The skeleton was found in a Prague suburb in the Czech Republic with its head pointing eastwards and surrounded by domestic jugs, rituals only previously seen in female graves.

"From history and ethnology, we know that people from this period took funeral rites very seriously so it is highly unlikely that this positioning was a mistake," said lead archaeologist Kamila Remisova Vesinova.

"Far more likely is that he was a man with a different sexual orientation, homosexual or transsexual," she added.
 
Where is this rubbish coming from lately!!?? I read that and thought that that was the most ridiculous conclusion anyone has ever come to. Homosexuality was not even defined until recently---in historic terms---and finding ONE grave that was differently "relict" than the others means this?? Nonsense.....
 
This is ridiculous.

People 5000 years ago did not live in caves and could not possibly have understod sexuality as we see it today. Just because they found one man. buried in a way they think was female means nothing. What if they got the sex of the skeleton wrong? What if the person died in some accident and could not be. identified?

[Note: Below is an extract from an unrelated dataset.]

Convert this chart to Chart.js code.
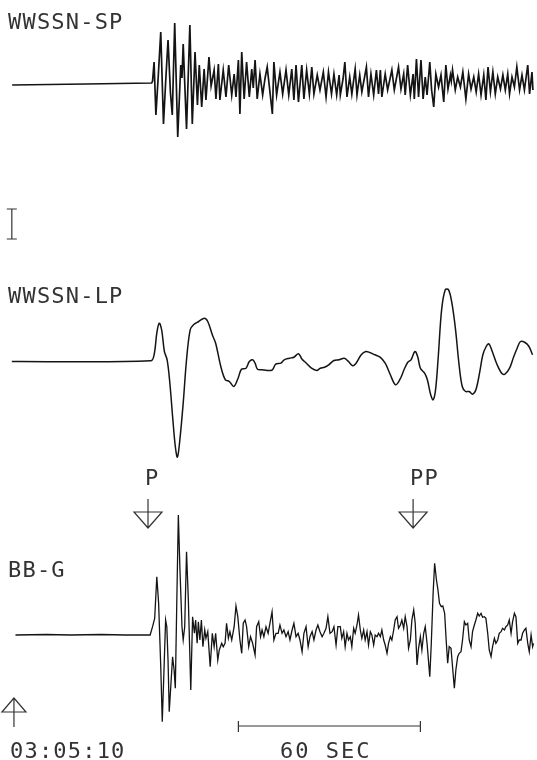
<!DOCTYPE html>
<html>
<head>
<meta charset="utf-8">
<title>Seismogram</title>
<script src="https://cdn.jsdelivr.net/npm/chart.js@4/dist/chart.umd.min.js"></script>
<style>
  body { margin: 0; background: #fff; }
  canvas { display: block; }
</style>
</head>
<body>
<canvas id="seis" width="537" height="760"></canvas>
<script>
// traces : [temps (s), amplitude]  - temps 0 = debut du trace
const spTrace = [
  [0.7,-2],[25,-1],[46.7,0],[47.0,2],[47.5,21],[48.1,-32],[48.9,8],[49.7,51],[50.6,-41],[51.3,0],
  [52.1,43],[52.9,-10],[53.5,-32],[54.3,60],[55.3,-54],[56.3,18],[56.7,5],[57.1,39],[58.2,-46],[59.3,58],
  [60.1,-41],[61.0,31],[61.8,-22],[62.4,18],[63.2,-24],[64.0,14],[64.6,-17],[65.6,26],[66.3,-3],[67.3,13],
  [67.9,-16],[68.7,19],[69.2,-17],[70.3,13],[71.2,-14],[72.1,18],[73.1,-12],[73.9,9],[74.5,-14],[75.3,23],
  [75.8,-31],[76.4,31],[77.2,-16],[78.0,21],[78.9,-14],[79.7,14],[80.2,-5],[80.8,23],[81.5,-16],[82.4,9],
  [83.3,-12],[84.1,5],[84.8,16],[85.7,-9],[86.5,-31],[87.0,21],[87.9,-12],[89.0,11],[89.9,-11],[91.0,13],
  [91.9,-12],[92.9,14],[93.6,-17],[94.3,18],[95.1,-19],[96.2,18],[96.9,-16],[97.8,13],[98.7,-11],[99.5,16],
  [100.2,-11],[101.3,8],[102.2,-7],[103.3,11],[104.2,-14],[105.0,11],[106.0,-11],[106.8,9],[107.7,-12],[108.5,8],
  [108.9,-12],[109.8,4],[110.4,21],[111.1,-14],[112.0,6],[112.7,-11],[113.8,14],[114.4,-12],[115.3,8],[116.0,-9],
  [117.5,16],[118.2,-14],[119.0,9],[119.9,-12],[120.8,13],[121.5,-11],[122.1,13],[122.6,-14],[123.7,9],[124.5,-7],
  [125.9,13],[126.7,-7],[128.1,16],[128.9,-6],[129.8,9],[130.3,-12],[131.1,18],[132.0,-12],[132.9,9],[133.3,-16],
  [134.0,24],[134.7,-14],[135.5,23],[136.2,-16],[136.9,6],[137.5,-12],[138.4,21],[139.0,-7],[139.7,-24],[140.4,9],
  [141.3,-4],[142.1,8],[143.0,-19],[143.7,18],[144.4,-6],[145.2,8],[145.5,2],[145.9,13],[146.8,-7],[147.6,6],
  [148.5,-4],[149.3,11],[150.3,-16],[151.2,9],[152.0,-6],[152.9,6],[153.7,-9],[154.5,9],[155.3,-12],[156.2,8],
  [156.9,-17],[157.6,16],[158.4,-9],[159.2,11],[160.0,-11],[160.8,6],[161.7,-6],[162.5,8],[163.3,-7],[164.1,9],
  [164.7,-11],[165.5,6],[166.3,-4],[167.1,16],[168.0,-7],[168.8,8],[169.6,-7],[170.7,18],[171.3,-11],[172.1,11],
  [172.4,-7]
];

const lpTrace = [
  [0.6,0],[46.4,0.7],[47.5,6.7],[48.4,28.3],[49.2,38.3],[50.0,31.7],[50.9,10],[51.8,1.7],[52.6,-18.3],[53.7,-58.3],
  [54.5,-85],[55.2,-95.7],[56.0,-78.3],[57.1,-41.7],[58.2,1.7],[59.4,31.7],[60.5,36.7],[62.2,40],[64.1,43.3],[65.2,40],
  [66.7,26.7],[67.8,18.3],[69.5,-5],[71.0,-18.3],[72.3,-20],[73.8,-25],[75.2,-16.7],[76.3,-7.7],[77.8,-6.7],[78.9,0],
  [80.0,1.7],[80.8,-1.7],[81.6,-7.7],[83.1,-8.3],[84.8,-9],[86.5,-8.3],[87.6,-2.7],[89.3,-1.7],[90.4,1.7],[92.1,3.3],
  [93.6,4.3],[95.1,7.7],[96.3,2.3],[97.7,-1.7],[99.4,-6.7],[101.1,-9],[102.3,-6.7],[103.7,-5.7],[105.1,-3.3],[106.8,1],
  [108.5,1.7],[110.2,3.3],[111.6,0],[113.0,-4.3],[114.1,-1.7],[115.8,6.7],[117.3,10],[118.6,9],[120.3,6.7],[122.0,4.3],
  [123.7,-1.7],[125.4,-13.3],[127.1,-23.3],[128.6,-17.7],[129.9,-8.3],[131.1,-1],[132.2,1.7],[133.5,10],[134.4,5],[135.3,-6.7],
  [136.7,-11.7],[137.6,-18.3],[138.7,-33.3],[139.5,-38.3],[140.3,-28.3],[141.2,5],[142.3,51.7],[143.5,71.7],[144.6,71.7],[145.7,58.3],
  [146.9,31.7],[148.0,-1.7],[149.1,-25],[150.2,-30],[151.4,-30],[152.5,-32.7],[153.6,-28.3],[154.8,-11.7],[155.9,6.7],[157.0,15],
  [157.9,17.7],[159.0,10],[160.4,-1.7],[162.1,-11.7],[163.2,-12.7],[164.7,-6.7],[166.1,5],[167.2,13.3],[168.3,20],[169.8,19],
  [171.1,15],[172.3,6.7]
];

const bbTrace = [
  [1.8,0],[12,0.5],[20,0],[30,0.5],[38,0],[46.2,0],[47.0,8.3],[47.7,16.7],[48.4,58.3],[49.0,31.7],
  [49.7,-31.7],[50.2,-86.7],[50.8,-31.7],[51.3,15],[51.7,8.3],[52.1,-25],[52.5,-76.7],[53.1,-46.7],[53.6,-21.7],[54.1,-35],
  [54.5,-53.3],[55.0,35],[55.5,120],[56.0,68.3],[56.7,8.3],[57.1,-5],[57.6,8.3],[58.2,83.3],[58.8,35],[59.6,-55],
  [60.2,18.3],[60.8,1.7],[61.2,15],[61.7,-8.3],[62.1,13.3],[62.6,-5],[63.1,15],[63.6,-11.7],[64.2,5],[64.6,-3.3],
  [65.2,3.3],[66.0,-31.7],[66.7,1.7],[67.3,-11.7],[67.8,1.7],[68.5,-25],[69.0,-15],[69.8,-8.3],[70.3,-11.7],[70.9,-8.3],
  [71.4,11.7],[72.0,-3.3],[72.5,3.3],[73.1,-5],[73.9,8.3],[74.5,29],[75.1,18.3],[75.8,-5],[76.4,-18.3],[76.9,11.7],
  [77.5,15],[78.0,8.3],[78.7,-11.7],[79.3,-1.7],[80.0,-8.3],[80.8,-20],[81.3,8.3],[82.0,13.3],[82.6,-1.7],[83.1,5],
  [83.7,-1.7],[84.4,8.3],[85.1,1.7],[85.7,11.7],[86.4,23.3],[87.0,-5],[87.7,1.7],[88.4,1.7],[89.0,10],[89.7,1.7],
  [90.3,5],[91.0,-1.7],[91.7,3.3],[92.3,-5],[93.0,5],[93.6,11.7],[94.3,-1.7],[95.0,1.7],[95.6,-5],[96.3,-16.7],
  [96.9,1.7],[97.6,8.3],[98.3,-11.7],[98.9,-1.7],[99.6,3.3],[100.2,-5],[100.9,5],[101.5,10],[102.2,3.3],[102.9,-1.7],
  [103.5,1.7],[104.2,6.7],[104.8,18.3],[105.5,1.7],[106.2,3.3],[106.8,8.3],[107.5,-10],[108.1,8.3],[108.9,8.3],[109.4,-3.3],
  [110.0,3.3],[110.5,-11.7],[111.1,1.7],[111.6,-5],[112.2,-1.7],[112.7,-11.7],[113.3,6.7],[113.8,1.7],[114.4,10],[114.9,20],
  [115.5,5],[116.0,-3.3],[116.6,5],[117.1,-5],[117.7,3.3],[118.2,-10],[118.8,3.3],[119.3,0],[119.9,-10],[120.4,0],
  [121.0,-1.7],[121.5,1.7],[122.1,-1.7],[122.6,5],[123.2,-5],[123.7,-10],[124.3,-18.3],[124.8,-8.3],[125.4,-1.7],[125.9,-5],
  [126.5,5],[127.0,15],[127.6,18.3],[128.1,6.7],[128.7,10],[129.2,15],[129.8,6.7],[130.3,18.3],[130.9,8.3],[131.4,-13.3],
  [132.0,-5],[132.5,15],[133.1,25],[133.6,11.7],[134.2,-30],[134.7,-13.3],[135.3,-1.7],[135.8,-15],[136.4,1.7],[136.9,8.3],
  [137.5,-8.3],[138.4,-41.7],[138.9,-8.3],[139.5,41.7],[140.0,71.7],[140.6,55],[141.1,45],[141.6,31.7],[142.2,28.3],[142.7,29],
  [143.3,21.7],[143.8,-5],[144.3,-28.3],[144.8,-11.7],[145.4,-13.3],[145.9,-31.7],[146.5,-53.3],[147.0,-35],[147.6,-21.7],[148.1,-18.3],
  [148.7,-16.7],[149.2,-5],[149.8,13.3],[150.3,10],[150.9,11.7],[151.4,-5],[152.0,-11.7],[152.5,3.3],[153.1,10],[153.6,15],
  [154.2,21.7],[154.7,19],[155.3,21.7],[155.8,17.7],[156.4,18.3],[156.9,16.7],[157.5,1.7],[158.0,-15],[158.6,-21.7],[159.1,-11.7],
  [159.7,-3.3],[160.2,-8.3],[160.8,-5],[161.3,1.7],[161.9,3.3],[162.4,6.7],[163.0,5],[163.5,8.3],[164.1,10],[164.6,15],
  [165.2,1.7],[165.7,13.3],[166.3,21.7],[166.8,18.3],[167.4,-8.3],[167.9,-5],[168.5,-5],[169.0,1.7],[169.6,5],[170.1,6.7],
  [170.7,-8.3],[171.2,-16.7],[171.8,0],[172.3,-11.7],[172.6,-8.3]
];

const traceNames = ['WWSSN-SP', 'WWSSN-LP', 'BB-G'];
const arrivals = [ { phase: 'P', t: 45.5 }, { phase: 'PP', t: 132.9 } ];
const timeMark = { label: '03:05:10', t: 1.3 };
const scaleBar = { label: '60 SEC', t0: 75.3, seconds: 60 };
const calAmp = 30; // barre de calibration

// mise en page (lignes de base des traces, en px)
const BASE = [83, 361.5, 635];
const INK = '#141414';
const TXT = '#333';
const FONT = '22px "DejaVu Sans Mono", monospace';

function toPoints(trace, base) {
  return trace.map(([t, a]) => ({ x: t, y: base - a }));
}

// dessine etiquettes, fleches et barres d'echelle
const decorations = {
  id: 'decorations',
  afterDatasetsDraw(chart) {
    const c = chart.ctx;
    const xs = chart.scales.x, ys = chart.scales.y;
    const px = t => xs.getPixelForValue(t);
    const py = v => ys.getPixelForValue(v);

    c.save();
    c.fillStyle = TXT;
    c.strokeStyle = TXT;
    c.lineWidth = 1.2;
    c.font = FONT;
    c.textBaseline = 'alphabetic';
    c.letterSpacing = '1.2px';

    const label = (s, x, y) => c.fillText(s, x, y);
    label(traceNames[0], 8, 29);
    label(traceNames[1], 8, 303);
    label(traceNames[2], 8, 577);

    // barre de calibration
    const cx = px(0.6), cy = py(224);
    c.beginPath();
    c.moveTo(cx, cy - calAmp / 2); c.lineTo(cx, cy + calAmp / 2);
    c.moveTo(cx - 5, cy - calAmp / 2); c.lineTo(cx + 5, cy - calAmp / 2);
    c.moveTo(cx - 5, cy + calAmp / 2); c.lineTo(cx + 5, cy + calAmp / 2);
    c.stroke();

    // arrivees P / PP
    arrivals.forEach(a => {
      const x = px(a.t);
      label(a.phase, x - 3, 485);
      c.beginPath();
      c.moveTo(x, 499); c.lineTo(x, 528);
      c.moveTo(x - 14, 512); c.lineTo(x + 14, 512); c.lineTo(x, 528); c.closePath();
      c.stroke();
    });

    // repere de temps
    const tx = px(timeMark.t);
    c.beginPath();
    c.moveTo(tx, 727); c.lineTo(tx, 698);
    c.moveTo(tx - 12, 712); c.lineTo(tx + 12, 712); c.lineTo(tx, 698); c.closePath();
    c.stroke();
    label(timeMark.label, 10, 758);

    // echelle 60 s
    const x0 = px(scaleBar.t0), x1 = px(scaleBar.t0 + scaleBar.seconds);
    c.beginPath();
    c.moveTo(x0, 726); c.lineTo(x1, 726);
    c.moveTo(x0, 721); c.lineTo(x0, 732);
    c.moveTo(x1, 721); c.lineTo(x1, 732);
    c.stroke();
    c.letterSpacing = '2px';
    label(scaleBar.label, 280, 758);
    c.restore();
  }
};

new Chart(document.getElementById('seis'), {
  type: 'line',
  data: {
    datasets: [
      { data: toPoints(spTrace, BASE[0]), borderColor: INK, borderWidth: 1.7 },
      { data: toPoints(lpTrace, BASE[1]), borderColor: INK, borderWidth: 1.5, tension: 0.35 },
      { data: toPoints(bbTrace, BASE[2]), borderColor: INK, borderWidth: 1.3 }
    ]
  },
  options: {
    responsive: false,
    animation: false,
    layout: { padding: 0 },
    elements: { point: { radius: 0 }, line: { tension: 0, fill: false } },
    plugins: { legend: { display: false }, tooltip: { enabled: false } },
    events: [],
    scales: {
      x: { type: 'linear', min: -3.3, max: 173.75, display: false },
      y: { type: 'linear', min: 0, max: 760, reverse: true, display: false }
    }
  },
  plugins: [decorations]
});
</script>
</body>
</html>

What if they put the wrong body in. the grave (happens even today)?

What's more, these researchers are imposing their own prejudices on their. interpretations. Homosexuality is NOT men who live like women. It isn't today and iit would not have been 5000 years aago.

This article wasn't originally from April 1, was it? This story sounds a lot like something from The Onion.

(apologies for typos - I'm posting from a phone & editing is impossibe.)
 
This is ridiculous.

People 5000 years ago did not live in caves and could not possibly have understod sexuality as we see it today. Just because they found one man. buried in a way they think was female means nothing. What if they got the sex of the skeleton wrong? What if the person died in some accident and could not be. identified? What if they put the wrong body. in. the grave (happens even today).

What's more, these researchers are imposing their own prejudices on their. interpretations. Homosexuality is NOT men who live like women.

This article wasn't originally from April 1, was it? This story sound a lot like something from The Onion.

(apologies for typos - I'm posting from a phone.)

Doesn't rule out that the purpose of burying this person this way may have been an deliberate insult. The article suggests this society took funeral rights very seriously. So perhaps the man being buried as a woman was intended to be insulting because of the person's actions or status in life? There are just so many different theories that can be applied here, like a lot of archeology it is all guesswork.
 
^ Agreed. But it could only have been an insult in a society where women were valued less than men. And we don't know how these people viewed that. It could also have been a particular sign of respect.
 
Food for thought … How would a primitive society regard an intersex member of their clan? At least some human hermaphrodites possess a skeletal structure that would be assumed to be that of a male. [related link]
 
I, for one, am tired of homosexuals being lumped up with female feelings, expressions, and interests.
 
I, for one, am tired of homosexuals being lumped up with female feelings, expressions, and interests.

Wise thought that may challenge the reasoning of those so called experts who identify males who sexually interact with other males, as feminine even passive.
 
Since at least the sexual revolution in the 60s we have become desensitized to the breakdown of gender role delineation. Five-thousand years ago it would have been a big deal. At that, it would be as much a big deal to find a man buried in a dress 100 years ago.

In the Bronze Age, however, gender roles were defined for survival, the rhyme and reason for almost every aspect and rule of human life at the time. This man was given a female burial, something not taken lightly by archaeologists and anthropologists. He might have fulfilled the role of a woman, by gender identity not in tandem with that of his birth, and accepted as such by his society, proving that all three concepts are not modern.

That's why this find is very significant.

I'm now interested in seeing other examples of ancient transgender burials.

That's what I was trying to say,
Thanks!..|
 
Since at least the sexual revolution in the 60s we have become desensitized to the breakdown of gender role delineation. Five-thousand years ago it would have been a big deal. At that, it would be as much a big deal to find a man buried in a dress 100 years ago.

Homosexuality was not a big deal in the ancient world. The greeks and romans. accepted it as normal.. It is only the current "modern" religions that have a problem with it.

That's why these claims about uncovering a homosexual grave are absurd. The researchers are imposing modern values on their interpretation of. ancient behavior.

The ancients were far more enlightened about sexuality than we are today.

(BTW, 100 years ago, it was the routine to dress young boys in girls' dresses until they were of school age. I assume male children who died at that age would have been buried in their dresses. Wonder what future archaeologists will think of that.)